Abstract

The choice of an initial model for seismic waveform inversion is important. In matured exploration areas with adequate well control, we can generate a suitable initial model using well information. However, in new areas where well control is sparse or unavailable, such an initial model is compromised and/or biased by the regions with more well controls. Even in matured exploration areas, if we use time-lapse seismic data to predict dynamic reservoir properties, an initial model that we obtain from the existing preproduction wells could be incorrect. In this work, we outline a new methodology and workflow for a nonlinear prestack isotropic elastic waveform inversion. We call this method a data-driven inversion, meaning that we derive the initial model entirely from the seismic data without using any well information.
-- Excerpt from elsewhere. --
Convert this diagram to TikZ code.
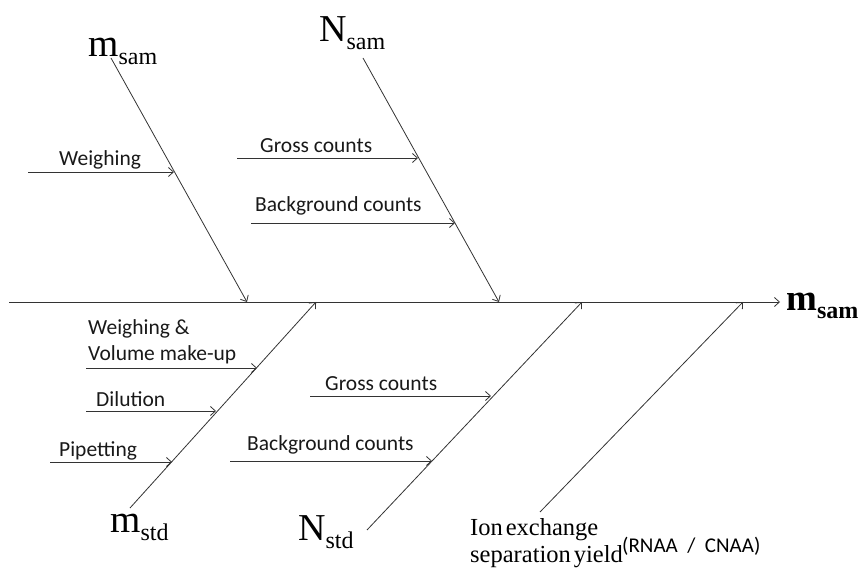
\documentclass[tikz,border=0pt]{standalone}
\usepackage{fontspec}
\setmainfont{Liberation Serif}
\newfontfamily\calib{Carlito}
\usetikzlibrary{arrows.meta}
\newcommand\fishlbl[3]{{\fontsize{#3}{#3}\selectfont #1}\raisebox{-8pt}{\fontsize{24}{24}\selectfont #2}}
\begin{document}
\begin{tikzpicture}[x=1pt,y=-1pt,
  line/.style={draw=black!80, line width=0.8pt},
  arr/.style={line, -{Straight Barb[length=5pt,width=9pt]}},
  lbl/.style={inner sep=0pt, anchor=base west, font=\calib\fontsize{21.5}{21.5}\selectfont, text=black!90},
  big/.style={inner sep=0pt, anchor=base west}]
\useasboundingbox (0,0) rectangle (865,569);
% spine
\coordinate (s0) at (9,302);
\coordinate (s1) at (780,302);
% bones
\coordinate (b1s) at (111,58);  \coordinate (b1e) at (247,302);
\coordinate (b2s) at (363,58);  \coordinate (b2e) at (499,302);
\coordinate (b3s) at (130,508); \coordinate (b3e) at (316,302);
\coordinate (b4s) at (367,530); \coordinate (b4e) at (582,302);
\coordinate (b5s) at (540,512); \coordinate (b5e) at (743,302);
% small arrows
\coordinate (a1s) at (28,172);  \coordinate (a1e) at (174,172);
\coordinate (a2s) at (237,158); \coordinate (a2e) at (418,158);
\coordinate (a3s) at (251,223); \coordinate (a3e) at (455,223);
\coordinate (a4s) at (86,368);  \coordinate (a4e) at (257,368);
\coordinate (a5s) at (86,411);  \coordinate (a5e) at (216,411);
\coordinate (a6s) at (50,462);  \coordinate (a6e) at (172,462);
\coordinate (a7s) at (310,396); \coordinate (a7e) at (491,396);
\coordinate (a8s) at (230,461); \coordinate (a8e) at (432,461);

\draw[arr] (s0) -- (s1);
\draw[arr] (b1s) -- (b1e);
\draw[arr] (b2s) -- (b2e);
\draw[arr] (b3s) -- (b3e);
\draw[arr] (b4s) -- (b4e);
\draw[arr] (b5s) -- (b5e);
\foreach \i in {1,...,8} { \draw[arr] (a\i s) -- (a\i e); }

% large labels
\node[big] (msam) at (88,57) {\fishlbl{m}{sam}{39}};
\node[big] (Nsam) at (319,42) {\fishlbl{N}{sam}{38}};
\node[big] (mres) at (786,311) {\bfseries\fishlbl{m}{sam}{37}};
\node[big] (mstd) at (110,532) {\fishlbl{m}{std}{39}};
\node[big] (Nstd) at (298,540) {\fishlbl{N}{std}{38}};
\node[big, font=\fontsize{24.5}{24.5}\selectfont] (ion1) at (470,535) {Ion\hspace{3pt}exchange};
\node[big, font=\fontsize{24.5}{24.5}\selectfont] (ion2) at (470,562) {separation\hspace{3pt}yield};
\node[big, font=\calib\fontsize{21}{21}\selectfont] (rc) at (622,552) {(RNAA~~/~~CNAA)};

% small labels
\node[lbl] (w1) at (59,166) {Weighing};
\node[lbl] (g1) at (260,153) {Gross counts};
\node[lbl] (bg1) at (255,212) {Background counts};
\node[lbl] (w2) at (88,335) {Weighing \&};
\node[lbl] (vol) at (88,360) {Volume make-up};
\node[lbl] (dil) at (96,406) {Dilution};
\node[lbl] (pip) at (59,456) {Pipetting};
\node[lbl] (g2) at (325,390) {Gross counts};
\node[lbl] (bg2) at (247,450) {Background counts};
\end{tikzpicture}
\end{document}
By assuming a locally horizontal stratification for every common midpoint and starting from the interval P-wave velocity, estimated entirely from seismic data, our method generates pseudowells by running a two-pass 1D isotropic elastic prestack-waveform inversion that uses the reflectivity method for forward modeling and the genetic algorithm for optimization. We then use the estimated pseudowells to build the initial model for seismic inversion. By applying this methodology to real seismic data from two different geologic settings, we determine the usefulness of our method. We believe that our new method is potentially applicable for subsurface characterization in areas where well information is sparse or unavailable. Additional research is, however, necessary to improve the computational efficiency of the methodology.